Tired of snapping off rod tips and guides? Here’s a $20 solution to keep your rods in mint condition for years to come.
What you need
• A saw (or pipe-cutting wrench)
• ABS-specific solvent cement (glue) ($2-4)
• ABS pipe with a diameter that suits your needs ($5-15)
• 1 closed endcap ($2)
• 1 open female-threaded endcap ($2)
• 1 male-threaded end plug ($1)
• Open- or closed-cell foam
• Optional: Para-cord, silicone caulking, spray-paint
The primary material for the rod tube is ABS pipe. Its durability and low weight make it perfectly suited for the job. First, measure the length of your rod. Many rods break down into sections, and I like to store mine broken down so they take up less space.
Once you have a measurement, buy a piece of pipe that accommodates the length. If the pipe is long, cut the excess with a saw (a pipe-cutting wrench also works well). The rest is easy. Make sure the pipe is clean and glue the endcaps to both ends. Once they are dry, cut a round piece of foam and insert it into either end of the tube for cushioning. Mine came from the foam padding in a mail-order package.
I used a 2-inch diameter pipe for a single fly rod, and a 4-inch pipe to hold several 2-piece spinning and baitcasting rods. I like to spray-paint the tubes.

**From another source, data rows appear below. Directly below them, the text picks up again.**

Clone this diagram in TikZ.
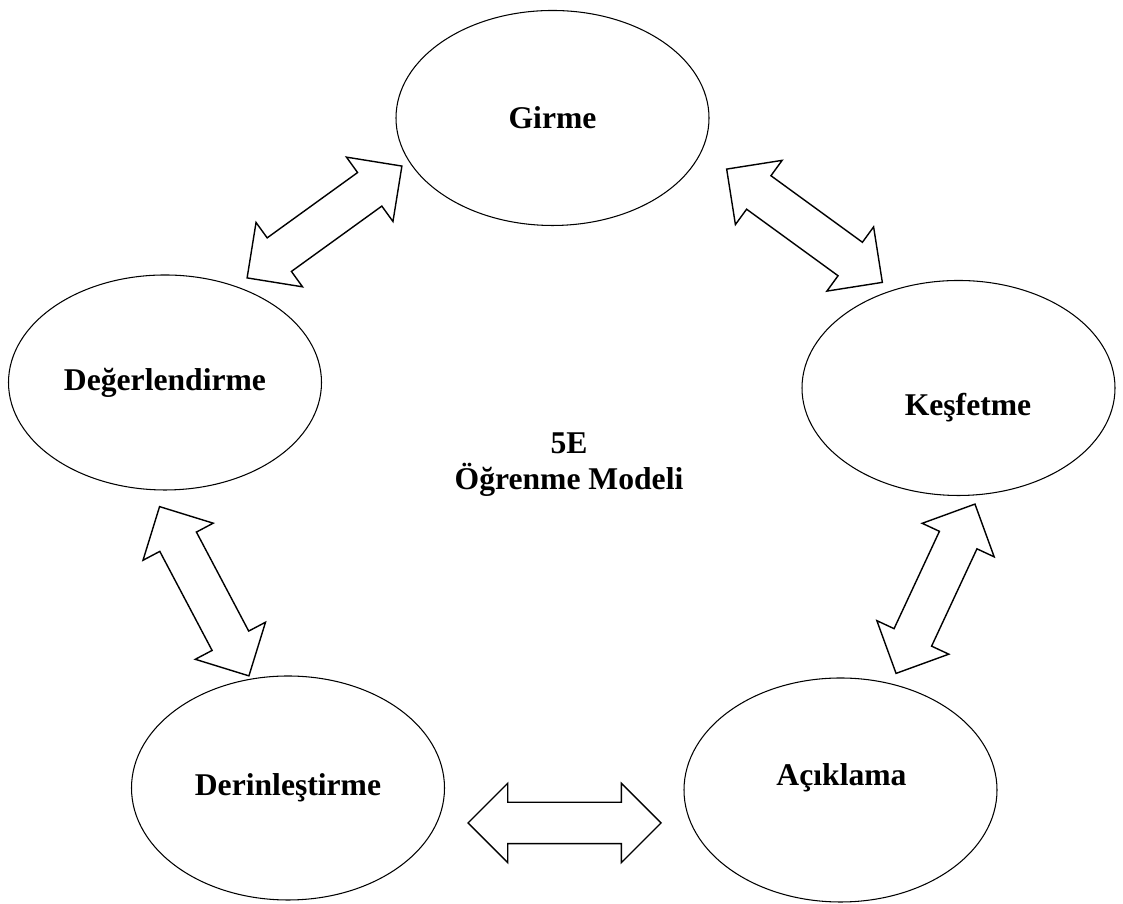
\documentclass[tikz,border=0pt]{standalone}
\usepackage{fontspec}
\setmainfont{Liberation Serif}
\usetikzlibrary{shapes.geometric,shapes.arrows,calc}

\begin{document}
\begin{tikzpicture}[
  every node/.style={font=\fontsize{18}{20.5}\selectfont\bfseries},
  phase/.style={draw,semithick,ellipse,minimum width=6.26cm,minimum height=4.3cm,inner sep=0pt},
  title/.style={align=center},
  twoway/.style={draw,line width=0.8pt,double arrow,double arrow tip angle=90,
    double arrow head extend=0.38cm,inner xsep=0pt,inner ysep=0.4cm}]

  \useasboundingbox (0,0) rectangle (22.46,18.08);

  % the five phases
  \node[phase] (girme) at (11.05,15.72) {Girme};
  \node[phase] (degerlendirme) at (3.30,10.43) {Değerlendirme};
  \node[phase] (kesfetme) at (19.17,10.32) {};
  \node (kesfetme-text) at ($(kesfetme)+(0.19,-0.40)$) {Keşfetme};
  \node[phase,minimum height=4.48cm] (derinlestirme) at (5.76,2.32) {Derinleştirme};
  \node[phase,minimum height=4.48cm] (aciklama) at (16.81,2.28) {};
  \node (aciklama-text) at ($(aciklama)+(0.02,0.24)$) {Açıklama};

  \node[title] (model) at (11.38,8.78) {5E\\Öğrenme Modeli};

  % arrow ends
  \coordinate (ga) at (8.04,14.76);  \coordinate (da) at (4.94,12.52);
  \coordinate (gb) at (14.53,14.70); \coordinate (kb) at (17.65,12.43);
  \coordinate (dc) at (3.19,7.95);   \coordinate (rc) at (4.98,4.56);
  \coordinate (kd) at (19.50,8.00);  \coordinate (ad) at (17.92,4.61);
  \coordinate (re) at (9.36,1.62);   \coordinate (ae) at (13.22,1.62);

  \foreach \a/\b in {ga/da,gb/kb,dc/rc,kd/ad,re/ae}
    \path let \p1=($(\b)-(\a)$), \n1={atan2(\y1,\x1)}, \n2={veclen(\x1,\y1)} in
      node[twoway,rotate=\n1,minimum height=\n2] (arrow-\a) at ($(\a)!0.5!(\b)$) {};
\end{tikzpicture}
\end{document}
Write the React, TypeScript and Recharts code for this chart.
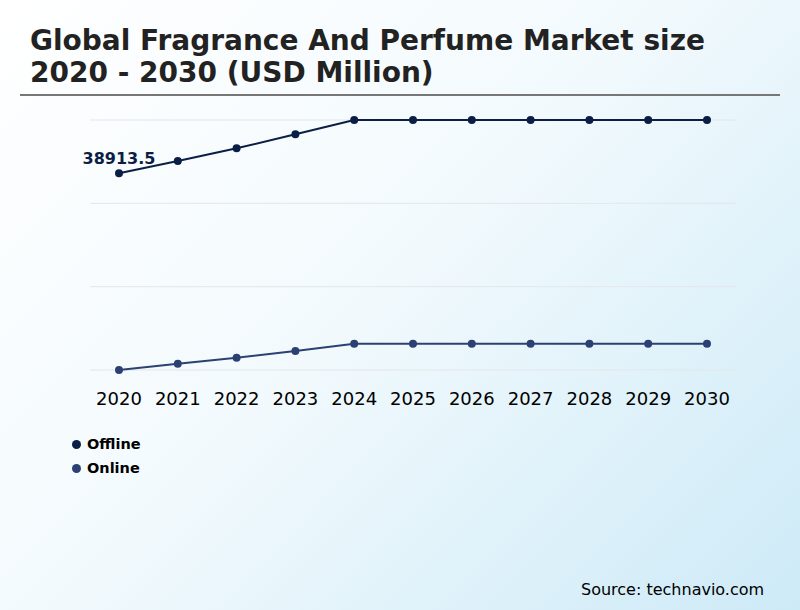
import React from 'react';
import { LineChart, Line, XAxis, YAxis, CartesianGrid, Legend, LabelList } from 'recharts';

const years = ['2020', '2021', '2022', '2023', '2024', '2025', '2026', '2027', '2028', '2029', '2030'];
const offline = [38913.5, 40816, 42780, 44944, 47155, 47155, 47155, 47155, 47155, 47155, 47155];
const online = [8500, 9474, 10402, 11438, 12567, 12567, 12567, 12567, 12567, 12567, 12567];

const COLORS = {
  offline: '#0b1e45',
  online: '#2c4173'
};

const yMin = Math.min(...online);
const yMax = Math.max(...offline);
const yTicks = [0, 1, 2, 3].map(i => Math.round(yMin + ((yMax - yMin) * i) / 3));

const FONT = '"DejaVu Sans", sans-serif';

export default function App() {
  const data = years.map((year, i) => ({ year, Offline: offline[i], Online: online[i] }));

  const renderLegend = (props: any) => {
    const { payload } = props;
    return (
      <div style={{ fontFamily: FONT }}>
        {payload.map((entry: any) => (
          <div key={entry.value} style={{ display: 'flex', alignItems: 'center', height: 24 }}>
            <span
              style={{
                display: 'inline-block',
                width: 9,
                height: 9,
                borderRadius: '50%',
                background: entry.color,
                marginRight: 6
              }}
            />
            <span style={{ fontSize: 14.5, fontWeight: 'bold', color: '#000' }}>{entry.value}</span>
          </div>
        ))}
      </div>
    );
  };

  return (
    <div
      style={{
        position: 'absolute',
        left: 0,
        top: 0,
        width: 800,
        height: 610,
        overflow: 'hidden',
        background: 'linear-gradient(135deg, #ffffff 0%, #f3fafd 45%, #cdeaf7 100%)',
        fontFamily: FONT
      }}
    >
      <div
        style={{
          position: 'absolute',
          left: 30,
          top: 25,
          fontSize: 28,
          fontWeight: 'bold',
          lineHeight: '32px',
          color: '#222'
        }}
      >
        Global Fragrance And Perfume Market size
        <br />
        2020 - 2030 (USD Million)
      </div>
      <div style={{ position: 'absolute', left: 20, top: 94, width: 760, height: 2, background: '#777' }} />

      <div style={{ position: 'absolute', left: 0, top: 0 }}>
        <LineChart
          width={800}
          height={610}
          data={data}
          margin={{ top: 120, right: 64, bottom: 210, left: 90 }}
        >
          <CartesianGrid vertical={false} stroke="#e3e6ea" />
          <XAxis
            dataKey="year"
            axisLine={false}
            tickLine={false}
            padding={{ left: 29, right: 29 }}
            tickMargin={16}
            tick={{ fontSize: 18, fill: '#000', fontFamily: FONT }}
            interval={0}
          />
          <YAxis
            type="number"
            domain={[yMin, yMax]}
            ticks={yTicks}
            interval={0}
            width={0}
            tick={() => <g />}
            axisLine={false}
            tickLine={false}
          />
          <Legend
            layout="vertical"
            align="center"
            verticalAlign="middle"
            wrapperStyle={{ left: 72, top: 432, width: 120 }}
            content={renderLegend}
          />
          <Line
            type="linear"
            dataKey="Offline"
            stroke={COLORS.offline}
            strokeWidth={2}
            dot={{ r: 3, fill: COLORS.offline, stroke: COLORS.offline }}
            isAnimationActive={false}
          >
            <LabelList
              dataKey="Offline"
              position="top"
              content={(p: any) =>
                p.index === 0 ? (
                  <text
                    x={p.x}
                    y={p.y - 9}
                    textAnchor="middle"
                    fontSize={16}
                    fontWeight="bold"
                    fill={COLORS.offline}
                    fontFamily={FONT}
                  >
                    {p.value}
                  </text>
                ) : null
              }
            />
          </Line>
          <Line
            type="linear"
            dataKey="Online"
            stroke={COLORS.online}
            strokeWidth={2}
            dot={{ r: 3, fill: COLORS.online, stroke: COLORS.online }}
            isAnimationActive={false}
          />
        </LineChart>
      </div>

      <div style={{ position: 'absolute', left: 581, top: 580, fontSize: 16, color: '#000' }}>
        Source: technavio.com
      </div>
    </div>
  );
}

At this point, you are either done or can continue with a few customizations. I added a handle by braiding para-cord, drilling two small holes, and attaching it with a knot on the inside of the pipe (there are many online instructional videos that demonstrate how to braid para-cord). If you add a handle, seal the holes with silicone caulking, for a waterproof setup. With a marker, label the top of the tube so you know what rods are inside. Since making my rod tube four years ago, I’ve had no issues keeping my rods safe.